=== Objective ===
Copy each line in the data that includes the word "with".

+ + + + + + +

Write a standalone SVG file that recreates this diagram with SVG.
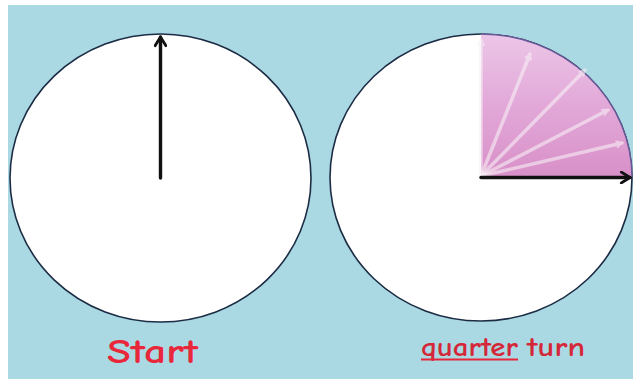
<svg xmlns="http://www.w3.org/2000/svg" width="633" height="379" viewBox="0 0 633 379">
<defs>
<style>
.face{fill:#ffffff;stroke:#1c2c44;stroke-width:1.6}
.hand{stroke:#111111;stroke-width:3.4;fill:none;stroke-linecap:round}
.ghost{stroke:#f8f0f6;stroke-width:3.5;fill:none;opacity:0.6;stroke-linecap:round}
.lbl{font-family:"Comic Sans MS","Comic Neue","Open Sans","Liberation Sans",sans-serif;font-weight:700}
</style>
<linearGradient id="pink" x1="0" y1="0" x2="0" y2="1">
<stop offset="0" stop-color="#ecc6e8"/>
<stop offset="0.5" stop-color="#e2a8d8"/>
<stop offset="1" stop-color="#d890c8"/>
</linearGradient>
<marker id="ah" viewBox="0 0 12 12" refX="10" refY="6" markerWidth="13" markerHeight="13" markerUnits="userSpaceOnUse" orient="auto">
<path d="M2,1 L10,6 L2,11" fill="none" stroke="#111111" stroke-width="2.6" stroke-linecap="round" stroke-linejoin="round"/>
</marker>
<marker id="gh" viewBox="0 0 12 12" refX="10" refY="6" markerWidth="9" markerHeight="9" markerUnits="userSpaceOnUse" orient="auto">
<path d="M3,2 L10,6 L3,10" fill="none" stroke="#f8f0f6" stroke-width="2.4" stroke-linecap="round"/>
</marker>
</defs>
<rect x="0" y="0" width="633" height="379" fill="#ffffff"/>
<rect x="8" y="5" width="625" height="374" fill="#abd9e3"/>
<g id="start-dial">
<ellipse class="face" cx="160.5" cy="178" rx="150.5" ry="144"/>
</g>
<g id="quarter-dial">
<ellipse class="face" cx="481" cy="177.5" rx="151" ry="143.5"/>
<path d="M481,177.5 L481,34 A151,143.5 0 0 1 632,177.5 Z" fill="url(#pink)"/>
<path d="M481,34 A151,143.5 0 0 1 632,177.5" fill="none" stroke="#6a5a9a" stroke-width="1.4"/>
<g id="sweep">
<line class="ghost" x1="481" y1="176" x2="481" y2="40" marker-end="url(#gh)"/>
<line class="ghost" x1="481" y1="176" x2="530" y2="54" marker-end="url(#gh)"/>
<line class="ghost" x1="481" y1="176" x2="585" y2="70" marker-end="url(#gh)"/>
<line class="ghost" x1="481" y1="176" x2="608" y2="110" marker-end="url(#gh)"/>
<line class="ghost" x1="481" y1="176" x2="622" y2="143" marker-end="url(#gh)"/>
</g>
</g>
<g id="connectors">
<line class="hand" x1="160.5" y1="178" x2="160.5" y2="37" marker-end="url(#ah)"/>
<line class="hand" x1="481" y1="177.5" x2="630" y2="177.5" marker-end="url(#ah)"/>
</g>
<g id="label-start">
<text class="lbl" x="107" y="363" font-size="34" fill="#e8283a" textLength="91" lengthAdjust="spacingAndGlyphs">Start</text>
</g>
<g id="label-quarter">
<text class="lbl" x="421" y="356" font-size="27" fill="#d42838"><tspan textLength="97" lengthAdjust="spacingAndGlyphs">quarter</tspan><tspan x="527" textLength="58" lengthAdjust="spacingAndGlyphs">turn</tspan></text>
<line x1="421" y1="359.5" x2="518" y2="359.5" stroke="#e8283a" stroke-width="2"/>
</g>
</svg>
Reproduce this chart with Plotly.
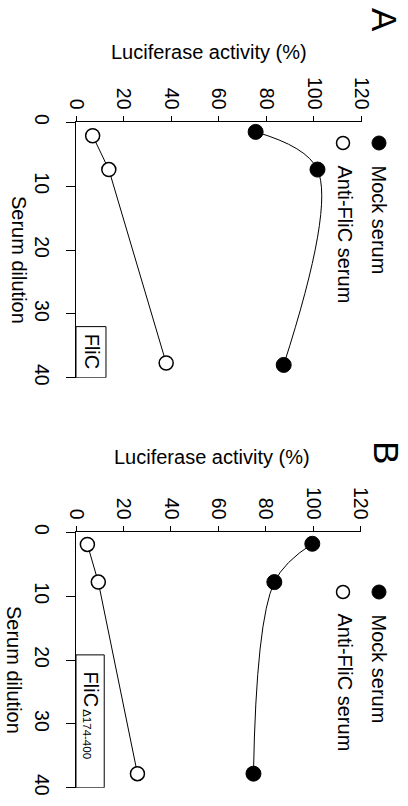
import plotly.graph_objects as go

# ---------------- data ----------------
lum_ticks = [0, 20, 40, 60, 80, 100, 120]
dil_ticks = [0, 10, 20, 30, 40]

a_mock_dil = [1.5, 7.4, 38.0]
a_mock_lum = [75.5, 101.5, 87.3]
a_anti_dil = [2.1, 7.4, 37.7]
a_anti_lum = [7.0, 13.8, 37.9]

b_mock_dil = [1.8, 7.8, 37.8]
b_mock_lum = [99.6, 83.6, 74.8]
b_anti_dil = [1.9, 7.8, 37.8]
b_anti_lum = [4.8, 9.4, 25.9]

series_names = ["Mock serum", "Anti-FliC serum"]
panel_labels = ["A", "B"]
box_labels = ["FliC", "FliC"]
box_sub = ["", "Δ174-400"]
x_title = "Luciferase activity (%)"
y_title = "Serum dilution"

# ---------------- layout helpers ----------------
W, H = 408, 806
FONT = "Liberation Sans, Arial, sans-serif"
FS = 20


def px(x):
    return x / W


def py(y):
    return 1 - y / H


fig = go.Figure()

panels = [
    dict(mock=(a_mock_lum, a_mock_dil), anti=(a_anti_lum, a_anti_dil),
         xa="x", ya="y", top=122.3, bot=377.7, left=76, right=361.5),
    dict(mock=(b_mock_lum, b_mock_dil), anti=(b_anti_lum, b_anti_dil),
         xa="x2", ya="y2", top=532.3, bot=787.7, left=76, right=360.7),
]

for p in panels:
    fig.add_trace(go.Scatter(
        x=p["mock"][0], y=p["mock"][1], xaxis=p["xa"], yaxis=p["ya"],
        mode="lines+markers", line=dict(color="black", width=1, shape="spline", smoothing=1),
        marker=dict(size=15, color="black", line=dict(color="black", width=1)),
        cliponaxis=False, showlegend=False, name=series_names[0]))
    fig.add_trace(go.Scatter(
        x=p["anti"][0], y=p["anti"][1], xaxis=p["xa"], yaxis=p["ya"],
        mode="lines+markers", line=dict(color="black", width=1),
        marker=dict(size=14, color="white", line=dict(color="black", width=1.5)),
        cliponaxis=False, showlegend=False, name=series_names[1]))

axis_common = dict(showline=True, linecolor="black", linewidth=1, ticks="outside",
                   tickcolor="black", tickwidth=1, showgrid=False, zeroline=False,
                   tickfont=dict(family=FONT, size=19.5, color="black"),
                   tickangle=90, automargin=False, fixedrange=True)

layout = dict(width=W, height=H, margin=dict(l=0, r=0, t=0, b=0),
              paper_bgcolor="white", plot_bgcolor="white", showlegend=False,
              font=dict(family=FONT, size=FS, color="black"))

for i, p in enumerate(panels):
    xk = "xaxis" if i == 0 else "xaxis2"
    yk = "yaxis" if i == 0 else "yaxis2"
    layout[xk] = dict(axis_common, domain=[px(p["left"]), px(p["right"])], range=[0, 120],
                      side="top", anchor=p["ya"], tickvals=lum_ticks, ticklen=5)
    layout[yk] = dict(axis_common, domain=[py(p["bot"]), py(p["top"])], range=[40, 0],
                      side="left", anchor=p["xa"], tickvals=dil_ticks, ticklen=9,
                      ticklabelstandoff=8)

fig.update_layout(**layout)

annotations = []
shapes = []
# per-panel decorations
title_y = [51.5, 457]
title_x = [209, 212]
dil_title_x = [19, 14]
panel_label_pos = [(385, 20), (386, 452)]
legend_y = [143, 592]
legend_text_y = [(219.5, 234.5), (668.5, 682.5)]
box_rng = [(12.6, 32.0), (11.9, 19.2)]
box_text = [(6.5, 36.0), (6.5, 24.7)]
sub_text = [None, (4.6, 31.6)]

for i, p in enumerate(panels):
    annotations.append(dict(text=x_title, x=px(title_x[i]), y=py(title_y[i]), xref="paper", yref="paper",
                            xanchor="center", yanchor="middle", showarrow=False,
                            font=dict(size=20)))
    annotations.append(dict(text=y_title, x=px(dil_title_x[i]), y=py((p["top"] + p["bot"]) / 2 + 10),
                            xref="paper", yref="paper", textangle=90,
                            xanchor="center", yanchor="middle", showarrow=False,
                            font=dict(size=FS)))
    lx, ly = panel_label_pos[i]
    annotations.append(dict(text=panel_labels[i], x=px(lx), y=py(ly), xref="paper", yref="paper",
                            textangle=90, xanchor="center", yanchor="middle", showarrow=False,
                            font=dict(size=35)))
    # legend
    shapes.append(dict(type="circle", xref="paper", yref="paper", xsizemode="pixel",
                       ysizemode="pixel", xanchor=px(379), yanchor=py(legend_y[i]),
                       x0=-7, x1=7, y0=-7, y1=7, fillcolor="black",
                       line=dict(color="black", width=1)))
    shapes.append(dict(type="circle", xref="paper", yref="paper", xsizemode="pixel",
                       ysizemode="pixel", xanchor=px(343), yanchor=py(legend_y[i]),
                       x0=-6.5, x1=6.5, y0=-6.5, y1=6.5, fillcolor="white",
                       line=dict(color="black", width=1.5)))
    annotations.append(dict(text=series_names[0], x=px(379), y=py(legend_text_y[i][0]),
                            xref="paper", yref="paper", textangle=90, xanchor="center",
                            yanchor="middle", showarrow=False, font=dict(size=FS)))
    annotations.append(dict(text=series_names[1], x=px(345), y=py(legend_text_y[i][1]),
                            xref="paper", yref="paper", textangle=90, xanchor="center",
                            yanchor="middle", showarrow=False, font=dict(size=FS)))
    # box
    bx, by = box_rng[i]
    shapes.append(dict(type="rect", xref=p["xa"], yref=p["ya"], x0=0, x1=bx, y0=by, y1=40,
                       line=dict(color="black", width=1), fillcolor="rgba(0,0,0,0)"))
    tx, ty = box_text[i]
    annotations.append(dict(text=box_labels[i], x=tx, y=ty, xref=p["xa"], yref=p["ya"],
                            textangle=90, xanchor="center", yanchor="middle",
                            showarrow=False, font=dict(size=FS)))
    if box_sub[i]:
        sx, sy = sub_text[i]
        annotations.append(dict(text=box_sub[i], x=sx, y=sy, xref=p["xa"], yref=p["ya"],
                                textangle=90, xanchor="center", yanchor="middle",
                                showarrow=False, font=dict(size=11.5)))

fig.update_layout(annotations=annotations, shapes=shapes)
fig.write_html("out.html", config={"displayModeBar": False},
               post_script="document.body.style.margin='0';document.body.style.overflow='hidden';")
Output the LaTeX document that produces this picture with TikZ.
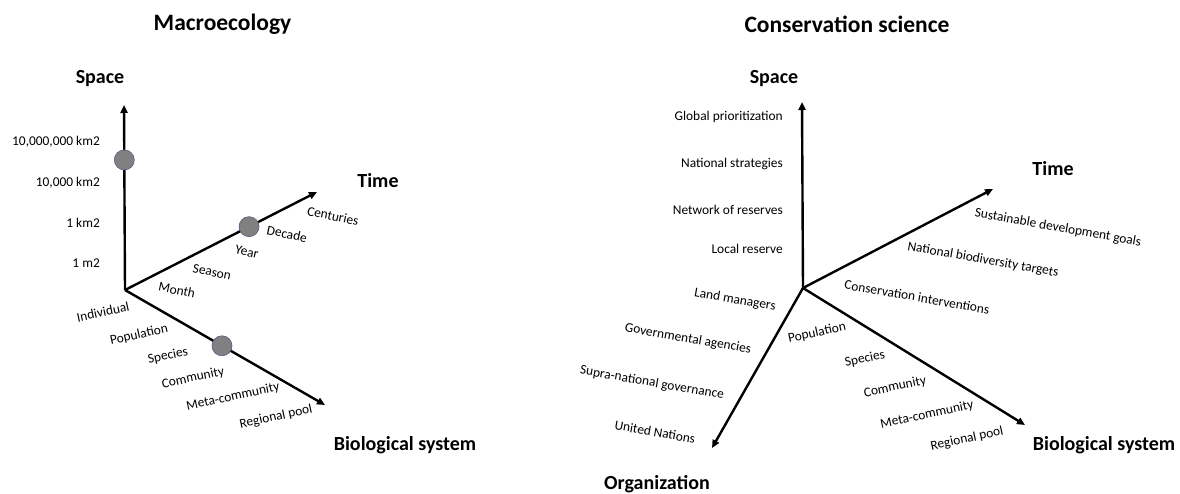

+ + + + + + +

=== Problem solution ===
Write a standalone SVG file that recreates this diagram with SVG.
Reproduce this chart with Plotly.
Output the LaTeX document that produces this picture with TikZ.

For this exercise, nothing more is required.